Les engagements pris par le ministère de la Femme en coordination avec tous les ministères concernés:
-La coordination avec le ministère de l’Intérieur pour verser des subventions aux unités spécialisées pour enquêter sur les infractions de violence à l’égard des femmes afin d’améliorer leurs conditions de travail et de poursuivre les sessions de formation.
– Former un « Task Force » au sein du ministère de la Femme avec la participation de toutes les parties concernées, en particulier de la société civile pour redéfinir les priorités et procéder à une évaluation des raisons de l’inefficacité dans l’application des mesures de la loi n ° 58 de 2017. Chaque participant(e)s contribuera, selon son domaine de spécialisation, afin d’élaborer des plans de travail pratiques et efficaces.
– Inscrire la non-suspension des procédures contentieuses pour les cas de violence à l’égard des femmes comme étant une exception dans le décret-loi relatif à la suspension des procédures et des délais adopté par le conseil ministériel dans le cadre de la lutte contre le COVID-19. Ceci devra se faire après consultation avec le ministère de la Justice.
– Coordination avec la ministre de la Justice afin de mettre en application le dispositif d’éloignement du conjoint violent.
– Établir un partenariat avec « Médecins du Monde » afin d’aider les femmes sur le plan médical en raison de l’arrêt de travail des centres de santé sexuelle et reproductive. Ce partenariat s’effectuera en mettant à disposition des cliniques mobiles pour permettre aux médecins d’intervenir à temps et pour distribuer l’équipement médical dans les zones de travail.
-S’engager à faire le contrôle et le suivi nécessaires après la mise en place de ces mécanismes.
-Elaborer une convention avec la Banque Tunisienne de Solidarité(BTS) pour apporter une aide financière aux femmes dans le besoin sous forme de prêts sans intérêts.

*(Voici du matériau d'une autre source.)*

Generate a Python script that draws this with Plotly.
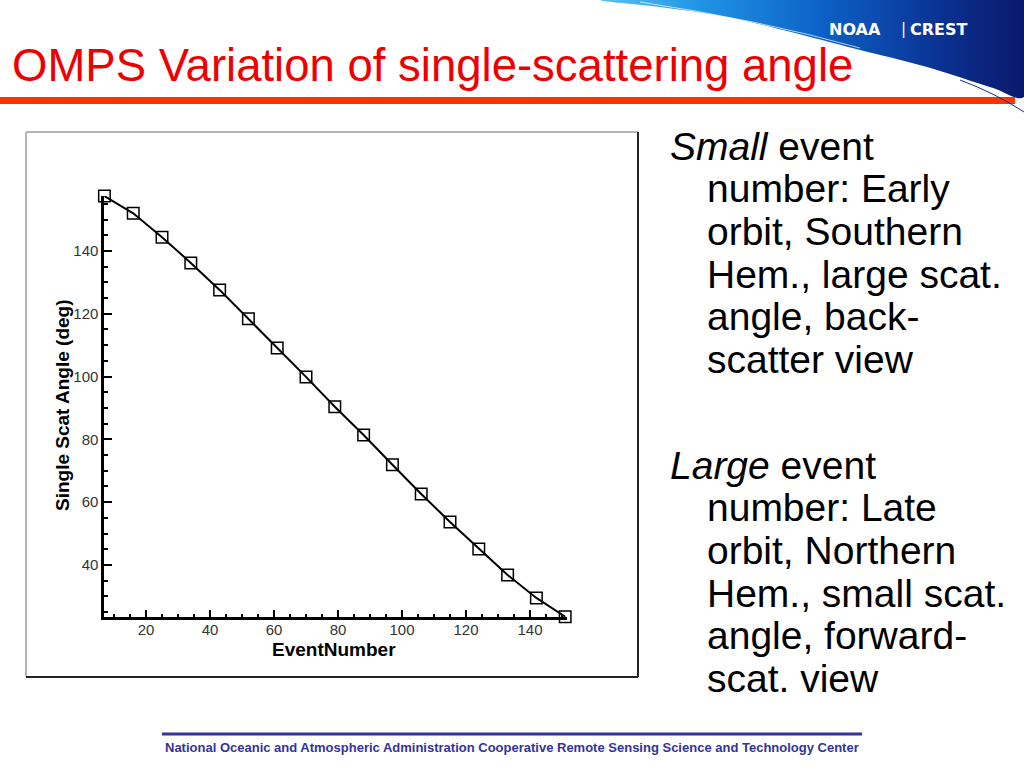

– Elaborer une convention avec la Banque Tunisienne de Solidarité (BTS) et ENDA Tamweel pour mettre en place des mesures facilitant l’obtention de prêts pour les femmes propriétaires de petites et moyennes entreprises. En outre, permettre à ces femmes de bénéficier d’une période de non remboursement pouvant atteindre les 6 mois afin d’assurer la poursuite de leurs activités ou la reprise de celles-ci après la crise sanitaire. Par ailleurs, le ministère de la Femme fournira à ces femmes une aide financière à travers le programme « RAIDA ».
– L’intervention rapide, urgente et proactive dans les secteurs touchés et qui font travailler un pourcentage important de femmes (les garderies scolaires, les jardins d’enfants, le secteur du tourisme de l’industrie textile …) en établissant des programmes d’action et des solutions concrètes.
– Inciter l’Assemblée des Représentants du Peuple à inscrire la loi de solidarité économique et sociale parmi ses priorités et à adopter cette loi le plus tôt possible. En outre, entreprendre des campagnes de plaidoyer avec la société civile pour demander l’adoption de cette loi.
– Accroitre les présences médiatiques condamnant la violence à l’égard des femmes et informer les victimes des services existants. Veiller à ce que ceci soit fait en particulier durant les heures de forte audience. Créer des programmes de télévision et de radio pour fournir une sensibilisation psychologique et sociale et des conseils sur la manière de se comporter au sein de la famille.
-L’institutionnalisation du partenariat avec la société civile et veiller à l’appliquer sur le long terme.